A review by 2shainz
Ring by Kōji Suzuki

2.0

Kazuyuki Asakawa is a news reporter who stumbles upon a strange pattern across several seemingly unrelated deaths. His digging leads him to a hotel where he finds the infamous videotape; he and his friend Ryuji race against a death sentence to discover the secret behind the curse.

We all know about The Ring, right? Watch this videotape and die in seven days? Great. The American film was based on the 1998 Japanese movie, Ringu(I really don't know what's up with the music in this trailer), which found its roots in the 1991 novel by Koji Suzuki.

The novel reads much more like a procedural than the horror story the films morphed it into; there's a lot of interviewing family members, rifling around in archive rooms, and traveling undercover in the hopes of finding clues. Lurking under the dry and procedural tone of the writing—which may also be due in part to the translation—is pure, unbridled rage, made all the more potent when the story behind the videotape is revealed. The ending was also excellent; I'm probably exposing myself as the morbid, vindictive weirdo that I am, but I love when there aren't easy ways out. Finding the solution and living happily ever after often isn't how life works, and I like it when books acknowledge that.

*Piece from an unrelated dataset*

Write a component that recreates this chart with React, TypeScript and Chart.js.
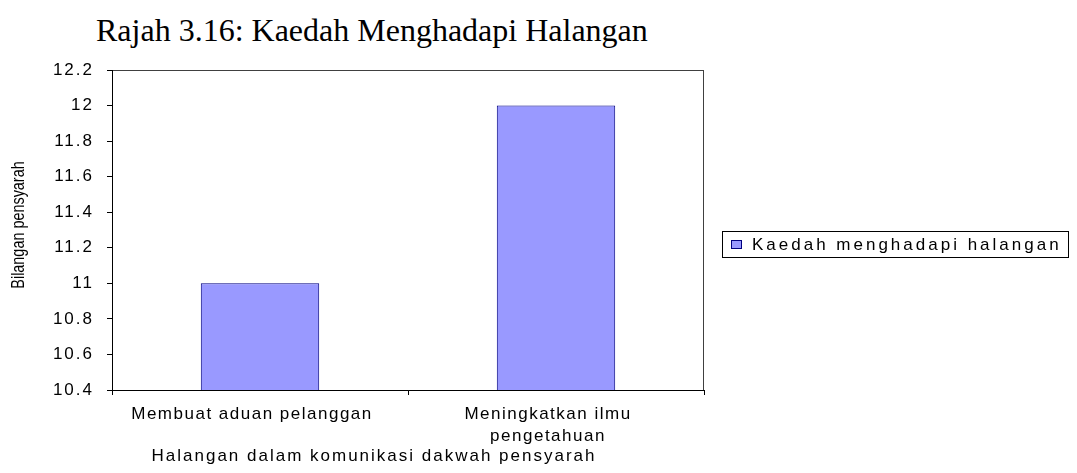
import React, { useEffect, useRef } from "react";
import { Chart, registerables } from "chart.js";

Chart.register(...registerables);

const chartTitle = "Rajah 3.16: Kaedah Menghadapi Halangan";
const categories: (string | string[])[] = [
  "Membuat aduan pelanggan",
  ["Meningkatkan ilmu", "pengetahuan"],
];
const seriesLabel = "Kaedah menghadapi halangan";
const seriesValues = [11, 12];
const yTickValues = [10.4, 10.6, 10.8, 11, 11.2, 11.4, 11.6, 11.8, 12, 12.2];
const yTickLabels = ["10.4", "10.6", "10.8", "11", "11.2", "11.4", "11.6", "11.8", "12", "12.2"];
const xAxisTitle = "Halangan dalam komunikasi dakwah pensyarah";
const yAxisTitle = "Bilangan pensyarah";

const SANS = '"Liberation Sans", Arial, sans-serif';

function wrapDraw(obj: any, method: string, spacing: string, dx: number, dy: number, sy: number) {
  const key = "__wrapped_" + method;
  if (obj[key]) return;
  const orig = obj[method];
  obj[method] = function (...args: any[]) {
    const c = this.ctx;
    c.save();
    (c as any).letterSpacing = spacing;
    const cy = (this.top + this.bottom) / 2;
    c.translate(dx, cy + dy);
    c.scale(1, sy);
    c.translate(0, -cy);
    const r = orig.apply(this, args);
    c.restore();
    return r;
  };
  obj[key] = true;
}

const textPlugin = {
  id: "textTweaks",
  beforeDraw(chart: any) {
    const x = chart.scales.x;
    const y = chart.scales.y;
    if (x) {
      wrapDraw(x, "drawLabels", "1.5px", -8, 0, 1);
      wrapDraw(x, "drawTitle", "2px", -34, 0, 1);
    }
    if (y) {
      wrapDraw(y, "drawLabels", "2px", 0, 0, 1);
      wrapDraw(y, "drawTitle", "0px", 0, -5, 0.8);
    }
  },
};

const framePlugin = {
  id: "frame",
  beforeDraw(chart: any) {
    const { ctx, chartArea } = chart;
    ctx.save();
    ctx.strokeStyle = "#404040";
    ctx.lineWidth = 1;
    ctx.strokeRect(
      Math.round(chartArea.left) + 0.5,
      Math.round(chartArea.top) + 0.5,
      Math.round(chartArea.right - chartArea.left) - 1,
      Math.round(chartArea.bottom - chartArea.top)
    );
    ctx.restore();
  },
};

const boxLegendPlugin = {
  id: "boxLegend",
  afterDraw(chart: any) {
    const { ctx, chartArea } = chart;
    const ds = chart.data.datasets[0];
    ctx.save();
    ctx.font = "17px " + SANS;
    (ctx as any).letterSpacing = "3px";
    const tw = ctx.measureText(ds.label).width;
    const pad = 9;
    const sw = 11;
    const sh = 9;
    const gap = 10;
    const w = Math.round(pad + sw + gap + tw + 6);
    const h = 26;
    const x = Math.round(chartArea.right + 18);
    const y = Math.round((chartArea.top + chartArea.bottom) / 2 + 1);
    ctx.fillStyle = "#ffffff";
    ctx.fillRect(x, y, w, h);
    ctx.strokeStyle = "#000000";
    ctx.lineWidth = 1;
    ctx.strokeRect(x + 0.5, y + 0.5, w, h);
    const sx = x + pad;
    const sy = Math.round(y + (h - sh) / 2);
    ctx.fillStyle = ds.backgroundColor;
    ctx.fillRect(sx, sy, sw, sh);
    ctx.strokeStyle = ds.borderColor;
    ctx.strokeRect(sx + 0.5, sy + 0.5, sw - 1, sh - 1);
    ctx.fillStyle = "#000000";
    ctx.textBaseline = "middle";
    ctx.textAlign = "left";
    ctx.fillText(ds.label, sx + sw + gap, y + h / 2 + 1);
    ctx.restore();
  },
};

export default function App() {
  const canvasRef = useRef<HTMLCanvasElement | null>(null);

  useEffect(() => {
    const canvas = canvasRef.current;
    if (!canvas) return;
    const chart = new Chart(canvas, {
      type: "bar",
      data: {
        labels: categories,
        datasets: [
          {
            label: seriesLabel,
            data: seriesValues,
            backgroundColor: "#9999FF",
            borderColor: "#000080",
            borderWidth: 1,
            barPercentage: 0.5,
            categoryPercentage: 0.8,
          },
        ],
      },
      options: {
        responsive: false,
        animation: false,
        layout: { padding: { top: 70, right: 373, bottom: 0, left: 0 } },
        plugins: {
          legend: { display: false },
          title: { display: false },
          tooltip: { enabled: false },
        },
        scales: {
          x: {
            offset: true,
            grid: {
              offset: true,
              drawOnChartArea: false,
              drawTicks: true,
              tickLength: 5,
              color: "#000000",
            },
            border: { display: true, color: "#000000", width: 1 },
            ticks: {
              color: "#000000",
              font: { family: SANS, size: 17, lineHeight: 1.25 },
              maxRotation: 0,
              minRotation: 0,
              autoSkip: false,
              padding: 9,
            },
            title: {
              display: true,
              text: xAxisTitle,
              color: "#000000",
              font: { family: SANS, size: 17, lineHeight: 1.2 },
              padding: { top: 4, bottom: 6 },
            },
            afterFit: (scale: any) => {
              scale.height = 83;
            },
          },
          y: {
            min: 10.4,
            max: 12.2,
            beginAtZero: false,
            grid: {
              drawOnChartArea: false,
              drawTicks: true,
              tickLength: 5,
              color: "#000000",
            },
            border: { display: true, color: "#000000", width: 1 },
            afterBuildTicks: (scale: any) => {
              scale.ticks = yTickValues.map((v) => ({ value: v }));
            },
            ticks: {
              color: "#000000",
              font: { family: SANS, size: 17 },
              padding: 13,
              callback: (v: any) => {
                const i = yTickValues.indexOf(Number(v));
                return i >= 0 ? yTickLabels[i] : "";
              },
            },
            title: {
              display: true,
              text: yAxisTitle,
              color: "#000000",
              font: { family: SANS, size: 18, lineHeight: 1.2 },
              padding: { top: 8, bottom: 0 },
            },
            afterFit: (scale: any) => {
              scale.width = 112;
            },
          },
        },
      },
      plugins: [framePlugin, textPlugin, boxLegendPlugin],
    });
    return () => {
      chart.destroy();
    };
  }, []);

  return (
    <div style={{ position: "absolute", left: 0, top: 0, width: 1077, height: 473, background: "#ffffff" }}>
      <div
        style={{
          position: "absolute",
          left: 96,
          top: 14,
          fontFamily: '"Liberation Serif", "Times New Roman", serif',
          fontSize: 32,
          lineHeight: "32px",
          color: "#000000",
          whiteSpace: "nowrap",
        }}
      >
        {chartTitle}
      </div>
      <canvas
        ref={canvasRef}
        width={1077}
        height={473}
        style={{ position: "absolute", left: 0, top: 0, width: 1077, height: 473 }}
      />
    </div>
  );
}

On the minus side, this book is crazy sexist. Again, some of this could be due to translation or cultural differences, but, in fewer than 300 pages, we get bizarre attitudes about sex and virginity, a main character that's a self-admitted serial rapist (but still gets plenty of page time), and an antagonist that could be read as nothing more than a pissed-off, vengeful woman. We later find out she has ambiguous genitalia, adding another troubling layer to her ruthless characterization. Women and intersex individuals get intensely short shrift here, and that always gets my jimmies rustled.